FastPFRec: A New Framework for Faster, More Secure Federated Recommendation
A new research paper, "FastPFRec: A Fast Personalized Federated Recommendation with Secure Sharing," was posted to arXiv on March 18, 2026. It addresses two persistent challenges in building privacy-preserving AI for recommendations: slow training and residual privacy risks.
What Happened
The paper introduces FastPFRec, a novel framework designed to improve upon existing Graph Neural Network (GNN)-based federated recommendation systems. Federated learning is a technique where a global model is trained across multiple decentralized devices or servers holding local data samples, without exchanging the data itself. This is particularly appealing for sensitive domains like personal shopping history.
However, the authors identify key shortcomings in current methods:
- Slow Convergence on Graph Data: GNNs are powerful for modeling user-item relationships as a graph, but federated training of these models can be inefficient, requiring many communication rounds between the central server and local clients (e.g., user devices or brand servers).
- Privacy Leakage Risks: Even without sharing raw data, the parameters or gradients shared during federated training can sometimes be reverse-engineered to infer private user information.
Technical Details
FastPFRec proposes a two-pronged solution:

- Efficient Local Update Strategy: The framework employs a method to accelerate model convergence locally on each client's graph data. This reduces the number of communication rounds required with the central server, directly addressing the speed bottleneck.

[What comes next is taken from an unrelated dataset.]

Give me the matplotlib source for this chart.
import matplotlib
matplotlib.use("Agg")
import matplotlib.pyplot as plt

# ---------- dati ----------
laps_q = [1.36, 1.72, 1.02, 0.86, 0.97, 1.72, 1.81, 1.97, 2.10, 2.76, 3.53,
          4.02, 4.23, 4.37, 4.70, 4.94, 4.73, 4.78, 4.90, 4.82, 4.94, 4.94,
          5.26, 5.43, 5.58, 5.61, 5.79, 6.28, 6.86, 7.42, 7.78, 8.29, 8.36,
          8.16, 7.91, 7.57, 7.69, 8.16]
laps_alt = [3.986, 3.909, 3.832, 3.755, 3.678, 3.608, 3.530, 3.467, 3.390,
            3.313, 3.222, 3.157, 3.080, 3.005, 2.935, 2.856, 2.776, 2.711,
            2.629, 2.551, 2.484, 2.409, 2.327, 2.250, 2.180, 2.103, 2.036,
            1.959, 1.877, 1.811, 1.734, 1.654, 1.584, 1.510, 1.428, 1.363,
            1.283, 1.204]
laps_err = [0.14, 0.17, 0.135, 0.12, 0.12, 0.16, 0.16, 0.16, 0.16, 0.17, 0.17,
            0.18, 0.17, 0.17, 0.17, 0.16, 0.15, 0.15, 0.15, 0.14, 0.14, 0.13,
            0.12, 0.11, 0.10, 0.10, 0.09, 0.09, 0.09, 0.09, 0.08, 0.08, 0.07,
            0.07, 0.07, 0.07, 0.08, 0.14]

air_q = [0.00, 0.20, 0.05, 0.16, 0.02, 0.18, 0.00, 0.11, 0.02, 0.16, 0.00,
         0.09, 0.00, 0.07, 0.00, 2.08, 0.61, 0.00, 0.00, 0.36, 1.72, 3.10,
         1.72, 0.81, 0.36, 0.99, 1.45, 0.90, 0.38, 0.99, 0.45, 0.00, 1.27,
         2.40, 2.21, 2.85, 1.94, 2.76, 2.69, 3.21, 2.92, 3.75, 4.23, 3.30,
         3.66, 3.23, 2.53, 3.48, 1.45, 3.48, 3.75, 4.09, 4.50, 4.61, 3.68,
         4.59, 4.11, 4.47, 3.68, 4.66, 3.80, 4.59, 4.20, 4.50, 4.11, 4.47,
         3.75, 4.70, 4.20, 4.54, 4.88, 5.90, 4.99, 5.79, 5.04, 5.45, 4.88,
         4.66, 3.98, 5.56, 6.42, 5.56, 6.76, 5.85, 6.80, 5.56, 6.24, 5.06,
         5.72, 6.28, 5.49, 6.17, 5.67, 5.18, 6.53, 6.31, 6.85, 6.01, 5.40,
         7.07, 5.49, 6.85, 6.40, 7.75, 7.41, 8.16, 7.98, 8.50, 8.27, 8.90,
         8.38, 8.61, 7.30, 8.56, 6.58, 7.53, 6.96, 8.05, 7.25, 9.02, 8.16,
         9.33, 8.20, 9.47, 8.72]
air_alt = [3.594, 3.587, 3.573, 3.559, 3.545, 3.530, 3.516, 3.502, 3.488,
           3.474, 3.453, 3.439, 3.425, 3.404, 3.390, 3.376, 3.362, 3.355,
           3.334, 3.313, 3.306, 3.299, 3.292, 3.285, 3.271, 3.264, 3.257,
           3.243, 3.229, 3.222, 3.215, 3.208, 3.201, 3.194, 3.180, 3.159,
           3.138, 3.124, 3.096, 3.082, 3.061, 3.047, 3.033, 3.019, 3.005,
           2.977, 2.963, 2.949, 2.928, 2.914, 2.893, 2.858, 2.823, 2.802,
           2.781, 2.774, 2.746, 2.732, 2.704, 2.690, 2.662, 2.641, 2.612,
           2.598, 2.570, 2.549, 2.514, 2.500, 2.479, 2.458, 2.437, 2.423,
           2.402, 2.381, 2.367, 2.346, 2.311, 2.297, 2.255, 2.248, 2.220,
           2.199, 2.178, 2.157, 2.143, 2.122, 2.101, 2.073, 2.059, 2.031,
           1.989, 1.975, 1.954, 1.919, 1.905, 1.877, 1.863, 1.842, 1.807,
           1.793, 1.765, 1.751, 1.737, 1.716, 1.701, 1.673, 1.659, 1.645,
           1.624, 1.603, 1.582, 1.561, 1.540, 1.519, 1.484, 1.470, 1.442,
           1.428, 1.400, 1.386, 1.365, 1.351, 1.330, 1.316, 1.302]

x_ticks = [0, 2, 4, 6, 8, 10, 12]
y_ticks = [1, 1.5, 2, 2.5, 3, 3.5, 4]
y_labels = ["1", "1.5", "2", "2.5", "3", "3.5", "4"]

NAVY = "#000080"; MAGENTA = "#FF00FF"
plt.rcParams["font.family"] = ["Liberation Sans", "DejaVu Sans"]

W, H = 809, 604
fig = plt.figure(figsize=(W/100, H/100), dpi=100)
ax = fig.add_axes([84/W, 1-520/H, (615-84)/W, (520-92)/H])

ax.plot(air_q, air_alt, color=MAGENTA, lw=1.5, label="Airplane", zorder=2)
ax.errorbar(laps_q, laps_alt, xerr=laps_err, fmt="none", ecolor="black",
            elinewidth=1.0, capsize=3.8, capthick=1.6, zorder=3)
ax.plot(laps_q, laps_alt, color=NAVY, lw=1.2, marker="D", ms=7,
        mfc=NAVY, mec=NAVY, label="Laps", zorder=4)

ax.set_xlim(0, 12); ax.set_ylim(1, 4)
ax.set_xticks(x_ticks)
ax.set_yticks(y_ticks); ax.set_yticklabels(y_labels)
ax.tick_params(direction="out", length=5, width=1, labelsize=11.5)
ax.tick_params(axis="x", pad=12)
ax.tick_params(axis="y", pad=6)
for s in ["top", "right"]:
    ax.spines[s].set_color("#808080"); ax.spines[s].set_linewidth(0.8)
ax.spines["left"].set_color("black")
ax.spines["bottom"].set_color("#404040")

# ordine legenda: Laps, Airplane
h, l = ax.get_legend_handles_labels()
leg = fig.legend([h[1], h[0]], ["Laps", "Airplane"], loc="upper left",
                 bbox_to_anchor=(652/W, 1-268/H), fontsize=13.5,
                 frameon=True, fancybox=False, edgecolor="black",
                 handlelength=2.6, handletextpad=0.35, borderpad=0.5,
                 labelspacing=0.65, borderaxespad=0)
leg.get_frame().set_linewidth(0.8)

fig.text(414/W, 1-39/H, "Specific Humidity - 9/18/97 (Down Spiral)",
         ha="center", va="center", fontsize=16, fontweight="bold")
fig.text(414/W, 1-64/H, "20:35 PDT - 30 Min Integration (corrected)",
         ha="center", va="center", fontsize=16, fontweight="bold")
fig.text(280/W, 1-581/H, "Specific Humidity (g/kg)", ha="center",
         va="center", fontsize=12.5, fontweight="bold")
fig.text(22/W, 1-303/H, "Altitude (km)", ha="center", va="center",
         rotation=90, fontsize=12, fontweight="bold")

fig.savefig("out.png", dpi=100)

- Privacy-Aware Parameter Sharing Mechanism: It introduces a secure method for sharing model updates (parameters) between clients and the server. This mechanism is designed to mitigate the risk of privacy leakage that can occur during the collaborative training phase, providing a stronger privacy guarantee.
The researchers validated FastPFRec on four real-world datasets: Yelp, Kindle Store, Gowalla-100k, and Gowalla-1m. According to the reported results, compared to existing baseline methods, FastPFRec achieved:
- 32.0% fewer training rounds
- 34.1% shorter total training time
- 8.1% higher recommendation accuracy
The paper concludes that FastPFRec offers a more efficient and scalable solution for privacy-preserving recommendation systems.
Retail & Luxury Implications
The research directly tackles a core technical dilemma for luxury and retail brands: how to build hyper-personalized recommendation engines without compromising customer privacy or centralizing sensitive data.

Potential Application Scenarios:
- Cross-Brand Collaboration within a Group: Conglomerates like LVMH or Kering could use a framework like FastPFRec to train a recommendation model that understands a customer's cross-brand preferences (e.g., a Dior fragrance buyer might like a Gucci bag) without any brand having to share its raw customer transaction data with another.
- Device-Level Personalization: A brand's mobile app could train a personalized model directly on a user's device, learning from their in-app behavior, wishlists, and past purchases. This model could then be securely aggregated with others to improve a global model, all while the individual's data never leaves their phone.
- Privacy as a Luxury Feature: For high-net-worth clients, data sovereignty is a premium concern. Implementing a state-of-the-art, privacy-preserving recommendation system could be marketed as a discreet, secure service that respects client confidentiality, aligning with luxury values of trust and exclusivity.
The reported 34.1% reduction in training time is a significant operational efficiency. Faster training cycles mean brands can update their recommendation models more frequently, adapting quickly to new collections, seasonal trends, or shifting consumer behavior.
However, it is crucial to note that this is a research paper from arXiv, which hosts pre-prints that are not peer-reviewed. The results are promising but require validation through independent reproduction and testing on proprietary retail datasets before they can be considered for production systems.